Regular blog readers will know that I believe that every adult citizen, from the poorest to the wealthiest, should pay the same percentage of his or her gross income in income tax as their annual membership fee as a citizen of the UK – and that those who go abroad to escape that responsibility should automatically forfeit that citizenship.

A somewhat controversial feature of the budget would permit those who are saving for a pension on retirement to withdraw all or part of that ‘pension pot’ without financial penalty, at any time.  Fears have been expressed that ‘live-for-the-day’ fifty-year olds might draw out the lot and spend it all on a cruise to the Caribbean or a glorious boozy party, rather than leave it to  mature for a meagre pension that they may never live to enjoy!  I think there’s a much greater danger that responsible middle-aged people faced with a domestic crisis, might draw out a smallish sum from the ‘pension pot’ to deal with it, rather than go to a payday loan firm – or a loan shark.  No-one would criticise them for doing so -  but it wouldn’t take many such crises to empty that ‘pot’! 

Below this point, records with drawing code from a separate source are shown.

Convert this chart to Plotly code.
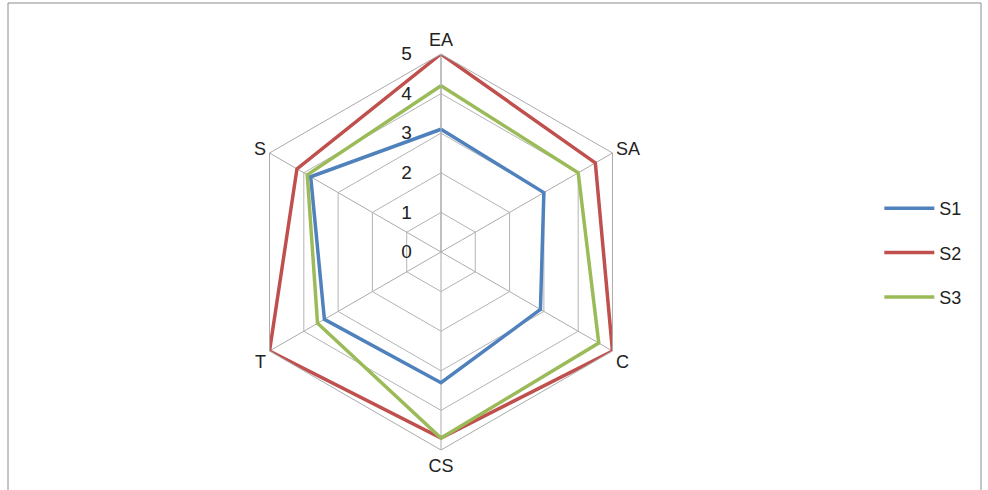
import plotly.graph_objects as go

categories = ["EA", "SA", "C", "CS", "T", "S"]
s1 = [3.1, 3.0, 2.9, 3.3, 3.4, 3.8]
s2 = [5.0, 4.5, 5.0, 4.7, 5.0, 4.2]
s3 = [4.2, 4.0, 4.6, 4.7, 3.6, 3.9]
series_names = ["S1", "S2", "S3"]
colors = ["#4F81BD", "#C0504D", "#9BBB59"]
radial_ticks = [0, 1, 2, 3, 4, 5]

fig = go.Figure()
for name, vals, col in zip(series_names, [s1, s2, s3], colors):
    fig.add_trace(go.Scatterpolar(
        r=vals + vals[:1],
        theta=categories + categories[:1],
        mode="lines",
        name=name,
        legendgroup=name,
        line=dict(color=col, width=3.5),
    ))

font_family = "Liberation Sans, Arial, sans-serif"
W, H = 988, 490
cx, cy, R = 441, 252, 198

fig.update_layout(
    width=W, height=H,
    margin=dict(l=0, r=0, t=0, b=0),
    paper_bgcolor="white",
    plot_bgcolor="white",
    font=dict(family=font_family, size=18, color="#222222"),
    polar=dict(
        domain=dict(x=[(cx - R) / W, (cx + R) / W], y=[(H - cy - R) / H, (H - cy + R) / H]),
        bgcolor="white",
        gridshape="linear",
        radialaxis=dict(
            range=[0, 5],
            tickvals=radial_ticks,
            angle=90,
            side="counterclockwise",
            tickangle=90,
            showline=True,
            linecolor="#ABABAB",
            linewidth=1,
            gridcolor="#B4B4B4",
            gridwidth=1,
            ticks="outside",
            ticklen=22,
            tickcolor="rgba(0,0,0,0)",
            tickfont=dict(size=19, color="#222222"),
        ),
        angularaxis=dict(
            rotation=90,
            direction="clockwise",
            categoryorder="array",
            categoryarray=categories,
            showline=True,
            linecolor="#ABABAB",
            linewidth=1,
            gridcolor="#ABABAB",
            gridwidth=1,
            ticks="",
            tickfont=dict(size=18, color="#222222"),
        ),
    ),
    legend=dict(
        x=0.89, y=0.4837, xanchor="left", yanchor="middle",
        font=dict(size=18, color="#222222"),
        tracegroupgap=18,
        itemwidth=50,
        bgcolor="rgba(0,0,0,0)",
    ),
    shapes=[dict(
        type="rect", xref="paper", yref="paper",
        x0=8 / W, x1=981 / W, y0=-0.02, y1=1 - 3 / H,
        line=dict(color="#8C8C8C", width=1),
        fillcolor="rgba(0,0,0,0)",
        layer="below",
    )],
)

fig.write_html("out.html")
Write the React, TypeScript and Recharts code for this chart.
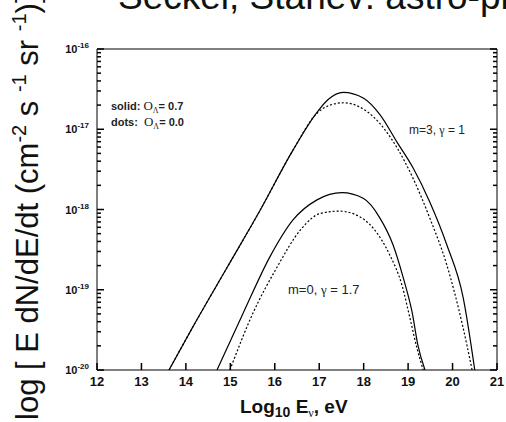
import React from 'react';
import { LineChart, XAxis, YAxis, Line } from 'recharts';

// log10 E_nu (eV) and log10 of the flux
const upperSolidE = [13.62, 14.16, 14.93, 15.67, 16.41, 16.95, 17.2, 17.54, 17.99, 18.37, 18.75, 19.11, 19.49, 19.87, 20.24, 20.5];
const upperSolidY = [-20.0, -19.46, -18.72, -18.01, -17.26, -16.79, -16.63, -16.54, -16.61, -16.82, -17.16, -17.48, -17.91, -18.44, -19.1, -20.0];

const upperDotsE = [13.62, 14.16, 14.93, 15.67, 16.41, 16.95, 17.24, 17.55, 17.9, 18.21, 18.75, 19.11, 19.49, 19.87, 20.24, 20.44];
const upperDotsY = [-20.0, -19.46, -18.72, -18.01, -17.26, -16.8, -16.7, -16.67, -16.72, -16.84, -17.23, -17.61, -18.11, -18.69, -19.48, -20.0];

const lowerSolidE = [14.7, 15.29, 15.89, 16.41, 16.95, 17.51, 17.99, 18.37, 18.66, 18.89, 19.09, 19.22, 19.38];
const lowerSolidY = [-20.0, -19.29, -18.59, -18.13, -17.88, -17.79, -17.86, -18.11, -18.44, -18.85, -19.28, -19.69, -20.0];

const lowerDotsE = [14.99, 15.51, 16.05, 16.57, 17.02, 17.45, 17.8, 18.21, 18.59, 18.86, 19.04, 19.2, 19.34];
const lowerDotsY = [-20.0, -19.29, -18.72, -18.26, -18.05, -18.02, -18.06, -18.23, -18.57, -18.94, -19.35, -19.73, -20.0];

const xTicks = [12, 13, 14, 15, 16, 17, 18, 19, 20, 21];
const decades = [-20, -19, -18, -17, -16];

const yTicks: number[] = [];
decades.forEach(d => {
  yTicks.push(d);
  if (d < -16) for (let k = 2; k <= 9; k++) yTicks.push(d + Math.log10(k));
});

const zip = (xs: number[], ys: number[]) => xs.map((e, i) => ({ e, y: ys[i] }));

const FONT = '"Liberation Sans", Arial, sans-serif';
const SERIF = '"Liberation Serif", "Times New Roman", serif';
const TICK_W = 1.5;
const isMajor = (v: number) => Math.abs(v - Math.round(v)) < 1e-6;

const LeftTick = ({ x, y, payload }: any) => {
  const major = isMajor(payload.value);
  return (
    <g>
      <path d={`M${x},${y}h${major ? 7 : 4}`} stroke="#000" strokeWidth={TICK_W} fill="none" />
      {major && (
        <text x={x - 8} y={y + 4} textAnchor="end" fontFamily={FONT} fontWeight="bold" fontSize={11} fill="#111">
          10<tspan dy={-5} fontSize={8}>{Math.round(payload.value)}</tspan>
        </text>
      )}
    </g>
  );
};

const RightTick = ({ x, y, payload }: any) => (
  <path d={`M${x},${y}h${isMajor(payload.value) ? -7 : -4}`} stroke="#000" strokeWidth={TICK_W} fill="none" />
);

const BottomTick = ({ x, y, payload }: any) => (
  <g>
    <path d={`M${x},${y}v-7`} stroke="#000" strokeWidth={TICK_W} fill="none" />
    <text x={x} y={y + 16} textAnchor="middle" fontFamily={FONT} fontWeight="bold" fontSize={13} fill="#111">
      {payload.value}
    </text>
  </g>
);

const TopTick = ({ x, y }: any) => (
  <path d={`M${x},${y}v7`} stroke="#000" strokeWidth={TICK_W} fill="none" />
);

const App: React.FC = () => (
  <div style={{ position: 'absolute', left: 0, top: 0, background: '#fff' }}>
    <LineChart width={506} height={422} margin={{ top: 48, right: 8, bottom: 22, left: 37 }}>
      <XAxis xAxisId="b" type="number" dataKey="e" domain={[12, 21]} ticks={xTicks} height={30}
        allowDataOverflow tickLine={false} tickSize={0} tickMargin={0} tick={BottomTick} axisLine={{ stroke: '#000' }} />
      <XAxis xAxisId="t" orientation="top" type="number" domain={[12, 21]} ticks={xTicks} height={1}
        allowDataOverflow tickLine={false} tickSize={0} tickMargin={0} tick={TopTick} axisLine={{ stroke: '#000' }} />
      <YAxis yAxisId="l" type="number" domain={[-20, -16]} ticks={yTicks} width={60} interval={0}
        allowDataOverflow tickLine={false} tickSize={0} tickMargin={0} tick={LeftTick} axisLine={{ stroke: '#000' }} />
      <YAxis yAxisId="r" orientation="right" type="number" domain={[-20, -16]} ticks={yTicks} width={1} interval={0}
        allowDataOverflow tickLine={false} tickSize={0} tickMargin={0} tick={RightTick} axisLine={{ stroke: '#000' }} />

      <Line xAxisId="b" yAxisId="l" data={zip(upperSolidE, upperSolidY)} dataKey="y" type="monotone"
        stroke="#000" strokeWidth={1.2} dot={false} isAnimationActive={false} />
      <Line xAxisId="b" yAxisId="l" data={zip(upperDotsE, upperDotsY)} dataKey="y" type="monotone"
        stroke="#000" strokeWidth={1.2} strokeDasharray="2 2" dot={false} isAnimationActive={false} />
      <Line xAxisId="b" yAxisId="l" data={zip(lowerSolidE, lowerSolidY)} dataKey="y" type="monotone"
        stroke="#000" strokeWidth={1.2} dot={false} isAnimationActive={false} />
      <Line xAxisId="b" yAxisId="l" data={zip(lowerDotsE, lowerDotsY)} dataKey="y" type="monotone"
        stroke="#000" strokeWidth={1.2} strokeDasharray="2 2" dot={false} isAnimationActive={false} />

      {/* title, clipped by the top of the page */}
      <text x={118} y={9} fontFamily={FONT} fontSize={37} fill="#111">Seckel, Stanev: astro-ph</text>

      {/* y axis title */}
      <text transform="translate(38,420) rotate(-90)" fontFamily={FONT} fontSize={31} fill="#111">
        log [ E dN/dE/dt (cm<tspan dy={-12} fontSize={20}>-2</tspan>
        <tspan dy={12}> s </tspan><tspan dy={-12} fontSize={20}>-1</tspan>
        <tspan dy={12}> sr </tspan><tspan dy={-12} fontSize={20}>-1</tspan>
        <tspan dy={12}>)]</tspan>
      </text>

      {/* x axis title */}
      <text x={240} y={413} fontFamily={FONT} fontWeight="bold" fontSize={19} fill="#111">
        Log<tspan dy={4} fontSize={14}>10</tspan><tspan dy={-4}> E</tspan>
        <tspan dy={4} fontSize={12} fontWeight="normal" fontFamily={SERIF}>ν</tspan>
        <tspan dy={-4}>, eV</tspan>
      </text>

      {/* annotations */}
      <text x={111} y={110} fontFamily={FONT} fontWeight="bold" fontSize={11} fill="#222">
        solid: <tspan fontFamily={SERIF} fontWeight="normal" fontSize={13}>O</tspan>
        <tspan dy={3} fontFamily={SERIF} fontWeight="normal" fontSize={8}>Λ</tspan>
        <tspan dy={-3}>= 0.7</tspan>
      </text>
      <text x={111} y={126} fontFamily={FONT} fontWeight="bold" fontSize={11} fill="#222">
        dots: <tspan dx={3} fontFamily={SERIF} fontWeight="normal" fontSize={13}>O</tspan>
        <tspan dy={3} fontFamily={SERIF} fontWeight="normal" fontSize={8}>Λ</tspan>
        <tspan dy={-3}>= 0.0</tspan>
      </text>
      <text x={409} y={134} fontFamily={FONT} fontSize={12} fill="#222">
        m=3, <tspan fontFamily={SERIF}>γ</tspan> = 1
      </text>
      <text x={288} y={294} fontFamily={FONT} fontSize={13} fill="#222">
        m=0, <tspan fontFamily={SERIF}>γ</tspan> = 1.7
      </text>
    </LineChart>
  </div>
);

export default App;
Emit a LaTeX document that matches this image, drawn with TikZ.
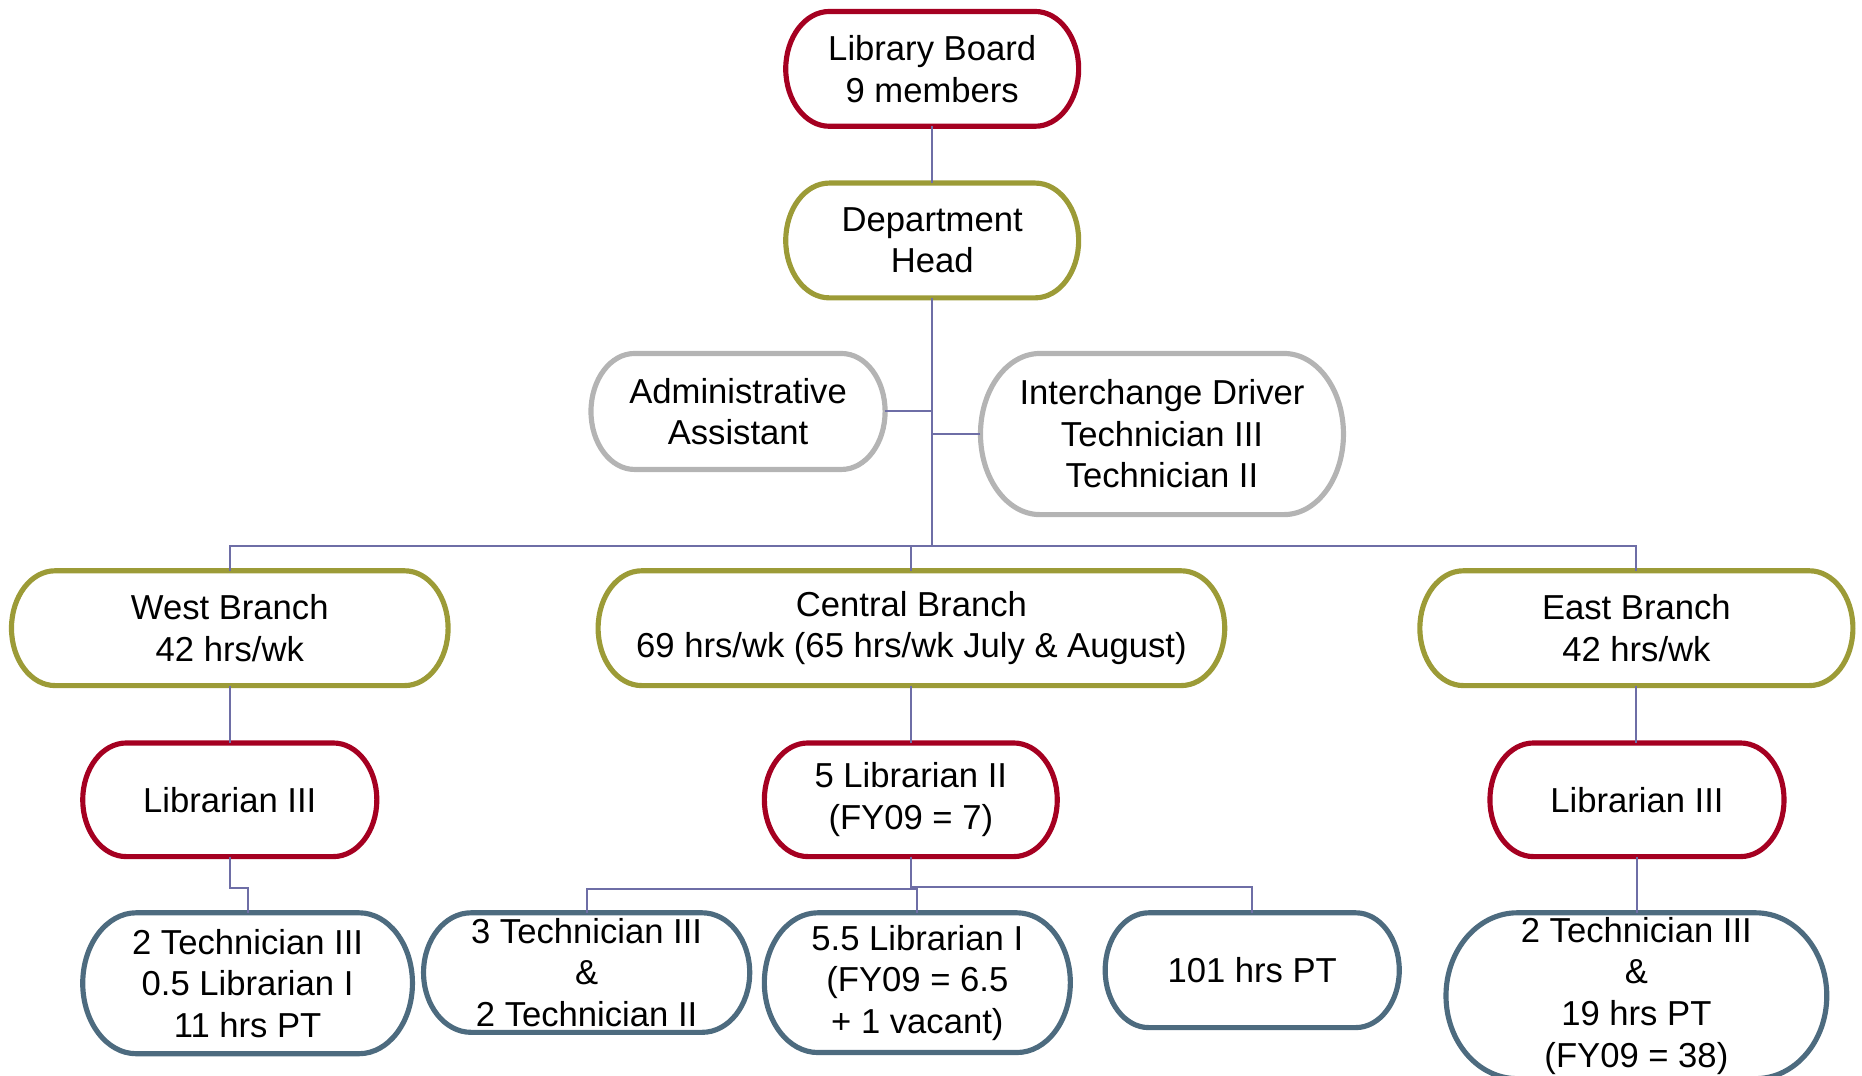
\documentclass[tikz,border=0pt]{standalone}
\usepackage{fontspec}
\setmainfont{Liberation Sans}
\usetikzlibrary{calc}
\definecolor{boardred}{HTML}{A50021}
\definecolor{olivec}{HTML}{9C9B37}
\definecolor{grayc}{HTML}{B4B4B4}
\definecolor{slatec}{HTML}{4D6B7F}
\definecolor{linec}{HTML}{6E6EA6}
\newcommand\pillpath[3]{%
  \draw[#2] let \p1=(#1.north east), \p2=(#1.south west), \n1={(\y1-\y2)/2} in
   (\x2+#3,\y1) -- (\x1-#3,\y1)
   arc[start angle=90,end angle=-90,x radius=#3,y radius={\n1*1pt}]
   -- (\x2+#3,\y2)
   arc[start angle=270,end angle=90,x radius=#3,y radius={\n1*1pt}] -- cycle;}
\begin{document}
\begin{tikzpicture}[x=0.6pt,y=-0.6pt,
  box/.style={align=center, inner sep=0pt, font=\fontsize{17.5}{21}\selectfont},
  pill/.style={line width=2.6pt},
  redpill/.style={pill, draw=boardred},
  olivepill/.style={pill, draw=olivec},
  graypill/.style={pill, draw=grayc},
  slatepill/.style={pill, draw=slatec},
  conn/.style={draw=linec, line width=1pt}]
\useasboundingbox (0,0) rectangle (1568,906);
\clip (0,0) rectangle (1568,906);
% nodes
\node[box, minimum width=147.6pt, minimum height=57.6pt] (lb) at (785,58) {Library Board\\9 members};
\node[box, minimum width=147.6pt, minimum height=57.6pt] (dh) at (785,202.5) {Department\\Head};
\node[box, minimum width=148.2pt, minimum height=58.2pt] (aa) at (621.5,346.5) {Administrative\\Assistant};
\node[box, minimum width=183pt, minimum height=81pt] (ic) at (978.5,365.5) {Interchange Driver\\Technician III\\Technician II};
\node[box, minimum width=220.2pt, minimum height=57.6pt] (wb) at (193.5,529) {West Branch\\42 hrs/wk};
\node[box, minimum width=316.2pt, minimum height=57.6pt] (cb) at (767.5,529) {Central Branch\\69 hrs/wk (65 hrs/wk July \& August)};
\node[box, minimum width=218.4pt, minimum height=57.6pt] (eb) at (1378,529) {East Branch\\42 hrs/wk};
\node[box, minimum width=148.2pt, minimum height=57pt] (wl) at (193.5,673.5) {Librarian III};
\node[box, minimum width=147.6pt, minimum height=57pt] (cl) at (767,673.5) {5 Librarian II\\(FY09 = 7)};
\node[box, minimum width=148.2pt, minimum height=57pt] (el) at (1378.5,673.5) {Librarian III};
\node[box, minimum width=166.2pt, minimum height=70.8pt] (wt) at (208.5,828) {2 Technician III\\0.5 Librarian I\\11 hrs PT};
\node[box, minimum width=164.4pt, minimum height=60pt] (ct) at (494,819) {3 Technician III\\\&\\2 Technician II};
\node[box, minimum width=154.2pt, minimum height=70.2pt] (ml) at (772.5,827.5) {5.5 Librarian I\\(FY09 = 6.5\\+ 1 vacant)};
\node[box, minimum width=148.2pt, minimum height=57.6pt] (pt) at (1054.5,817) {101 hrs PT};
\node[box, minimum width=192pt, minimum height=83.4pt] (et) at (1378,838.5) {2 Technician III\\\&\\19 hrs PT\\(FY09 = 38)};
% outlines
\pillpath{lb}{redpill}{22pt}
\pillpath{dh}{olivepill}{22pt}
\pillpath{aa}{graypill}{22pt}
\pillpath{ic}{graypill}{30pt}
\pillpath{wb}{olivepill}{22pt}
\pillpath{cb}{olivepill}{22pt}
\pillpath{eb}{olivepill}{22pt}
\pillpath{wl}{redpill}{22pt}
\pillpath{cl}{redpill}{22pt}
\pillpath{el}{redpill}{22pt}
\pillpath{wt}{slatepill}{27pt}
\pillpath{ct}{slatepill}{24pt}
\pillpath{ml}{slatepill}{27pt}
\pillpath{pt}{slatepill}{22pt}
\pillpath{et}{slatepill}{36pt}
% coordinates
\coordinate (j1) at (dh.south |- 0,460);
\coordinate (jw) at (wt.north |- 0,748);
\coordinate (jc) at (cl.south |- 0,747);
\coordinate (jc2) at (ml.north |- 0,749);
% connectors
\draw[conn] (lb.south) -- (dh.north);
\draw[conn] (dh.south) -- (j1);
\draw[conn] (aa.east) -- (aa.east -| dh.south);
\draw[conn] (ic.west) -- (ic.west -| dh.south);
\draw[conn] (wb.north) |- (j1) -| (eb.north);
\draw[conn] (cb.north) -- (cb.north |- j1);
\draw[conn] (wb.south) -- (wl.north);
\draw[conn] (cb.south) -- (cb.south |- cl.north);
\draw[conn] (eb.south) -- (eb.south |- el.north);
\draw[conn] (wl.south) |- (jw) -- (wt.north);
\draw[conn] (cl.south) -- (jc) -| (pt.north);
\draw[conn] (jc) |- (jc2);
\draw[conn] (ct.north) |- (jc2) -- (ml.north);
\draw[conn] (el.south) -- (el.south |- et.north);
\end{tikzpicture}
\end{document}
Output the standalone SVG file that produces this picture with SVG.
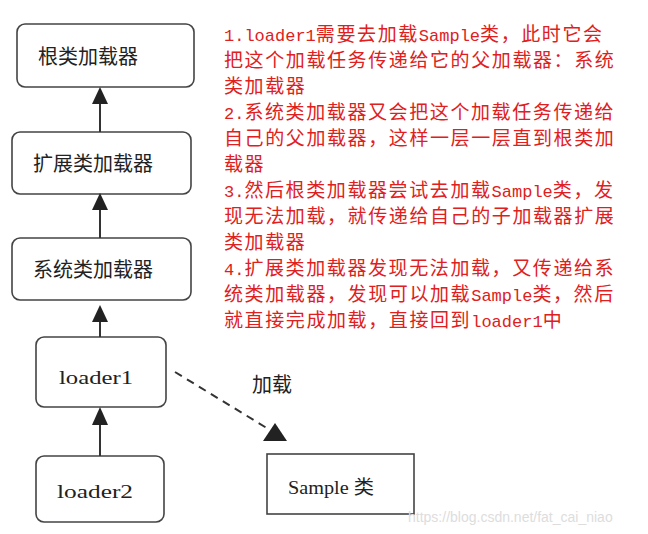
<svg xmlns="http://www.w3.org/2000/svg" width="648" height="534" viewBox="0 0 648 534">
<style>
.n{fill:#fff;stroke:#444;stroke-width:1.6}
.t{font-family:"Noto Sans CJK SC",sans-serif;font-size:20px;fill:#222}
.s{font-family:"Liberation Serif","Noto Sans CJK SC",serif;font-size:19px;fill:#222}
.r{font-family:"Liberation Mono","Noto Sans CJK SC",monospace;font-size:19px;fill:#e02020;letter-spacing:1.6px}
.l{font-size:17px;letter-spacing:0}
.c{stroke:#333;stroke-width:2;fill:none}
</style>
<rect width="648" height="534" fill="#fff"/>
<g id="root"><rect class="n" x="17" y="24" width="177" height="63" rx="8"/><text class="t" x="38" y="64">根类加载器</text></g>
<g id="ext"><rect class="n" x="12" y="132" width="179" height="62" rx="8"/><text class="t" x="33" y="171">扩展类加载器</text></g>
<g id="sys"><rect class="n" x="12" y="238" width="179" height="62" rx="8"/><text class="t" x="33" y="277">系统类加载器</text></g>
<g id="loader1"><rect class="n" x="36" y="337" width="130" height="70" rx="8"/><text class="s" x="59" y="384" textLength="74" lengthAdjust="spacingAndGlyphs">loader1</text></g>
<g id="loader2"><rect class="n" x="36" y="456" width="128" height="66" rx="8"/><text class="s" x="57" y="498" textLength="76" lengthAdjust="spacingAndGlyphs">loader2</text></g>
<g id="sample"><rect class="n" x="267" y="454" width="147" height="60" rx="0"/><text class="s" x="288" y="494" textLength="86" lengthAdjust="spacingAndGlyphs">Sample 类</text></g>
<g id="connectors">
<line class="c" x1="100" y1="132" x2="100" y2="100"/><polygon points="100,87 92,104 108,104" fill="#222"/>
<line class="c" x1="100" y1="238" x2="100" y2="206"/><polygon points="100,193 92,210 108,210" fill="#222"/>
<line class="c" x1="100" y1="337" x2="100" y2="318"/><polygon points="100,305 92,322 108,322" fill="#222"/>
<line class="c" x1="100" y1="456" x2="100" y2="424"/><polygon points="100,407 92,425 108,425" fill="#222"/>
<line class="c" x1="175" y1="372" x2="270" y2="430" stroke-dasharray="8,6"/><polygon points="275,423 263,441 287,441" fill="#222"/>
<text class="t" x="252" y="392" font-size="19">加载</text>
</g>
<g id="notes" class="r">
<text x="224" y="41"><tspan class="l">1.loader1</tspan>需要去加载<tspan class="l">Sample</tspan>类，此时它会</text>
<text x="224" y="67">把这个加载任务传递给它的父加载器：系统</text>
<text x="224" y="93">类加载器</text>
<text x="224" y="119"><tspan class="l">2.</tspan>系统类加载器又会把这个加载任务传递给</text>
<text x="224" y="145">自己的父加载器，这样一层一层直到根类加</text>
<text x="224" y="171">载器</text>
<text x="224" y="197"><tspan class="l">3.</tspan>然后根类加载器尝试去加载<tspan class="l">Sample</tspan>类，发</text>
<text x="224" y="223">现无法加载，就传递给自己的子加载器扩展</text>
<text x="224" y="249">类加载器</text>
<text x="224" y="275"><tspan class="l">4.</tspan>扩展类加载器发现无法加载，又传递给系</text>
<text x="224" y="301">统类加载器，发现可以加载<tspan class="l">Sample</tspan>类，然后</text>
<text x="224" y="327">就直接完成加载，直接回到<tspan class="l">loader1</tspan>中</text>
</g>
<text x="408" y="522" font-family="Liberation Sans,sans-serif" font-size="14" fill="#ddd">https://blog.csdn.net/fat_cai_niao</text>
</svg>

I don’t think Mr Osborne and his colleagues realize how their policies have brought so many families to the edge of a financial precipice – and how little it could take to render them jobless,  homeless and relying on the local food bank for their survival.  But then I don’t suppose that the members of a government of millionaires who spend much of their time with fellow-millionaires can be expected to know much about the struggles and the anxieties of the less well off.